Vi è mai capitato di collaborare con enti pubblici o parchi nazionali per migliorare l’accessibilità nei parchi, nei sentieri naturali o aree protette?
“Quella dei parchi e dei sentieri è una delle sfide più complesse e anche la più recente su cui ci stiamo concentrando. Con la Fondazione Univerde abbiamo avviato attività di sensibilizzazione sull’accessibilità anche in ambito naturalistico, per portare avanti questa cultura condivisa dell’accessibilità all’interno varie realtà amministrative e non. Quella sui parchi è un’attività su cui vorremmo provare a operare. Ad esempio, abbiamo già lavorato su ambiti urbani molto complessi, come edifici storici e musei difficili da raggiungere anche per persone senza disabilità evidenti. Io stesso, che non ho particolari problemi di deambulazione, a volte faccio fatica ad accedervi. E ci siamo chiesti, come può arrivarci una persona in carrozzina? In uno di questi casi, grazie alla collaborazione con l’amministrazione comunale, siamo riusciti a elaborare un piano di accessibilità architettonica ben strutturato. Lo stesso modello si può applicare anche ai parchi naturali o archeologici, purché si faccia un lavoro di mappatura. È un lavoro di analisi, di fotografia della realtà esistente, ma che deve poi tradursi in un progetto concreto. Altrimenti resta un pezzo di carta. Il punto non è solo “fotografare”, è rendere realizzabile. Ecco la sfida che ci siamo dati come FIABA, trasformare la cultura dell’accessibilità da dichiarazione d’intenti a progetti attuabili, condivisi con i territori e con le persone. Solo così si passa dalla teoria ai fatti”.
Incontrate ancora molte resistenze o comincia a esserci maggiore apertura a livello locale?

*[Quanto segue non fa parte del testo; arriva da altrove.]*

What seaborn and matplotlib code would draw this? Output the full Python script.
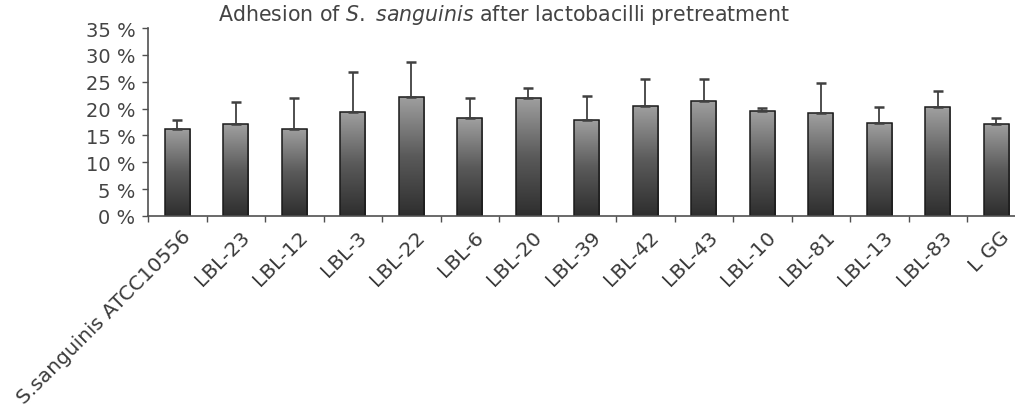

“No, devo dire che qualcosa sta cambiando. Cominciamo a incontrare curiosità e la curiosità è già una forma di intelligenza. Oggi le amministrazioni locali, così come molti gestori di strutture, stanno mostrando una maggiore sensibilità sul tema dell’accessibilità. Certo, non è ancora la regola ovunque, ma rispetto al passato si nota un’evoluzione positiva. E poi, come dicevamo prima, oggi ci sono leggi che introducono un obbligo preciso, cioè garantire accessibilità inclusiva agli ambienti, soprattutto quelli costruiti. Ciò spinge molti enti locali a muoversi, magari anche per adeguarsi alle normative, ma comunque a farlo. Mi auguro che questa piccola goccia come FIABA posa diventare un mare di cultura per tutti, portando al centro le persone con un occhio attento ai nostri anziani, che sono la nostra storia e la nostra ricchezza prossima e futura”.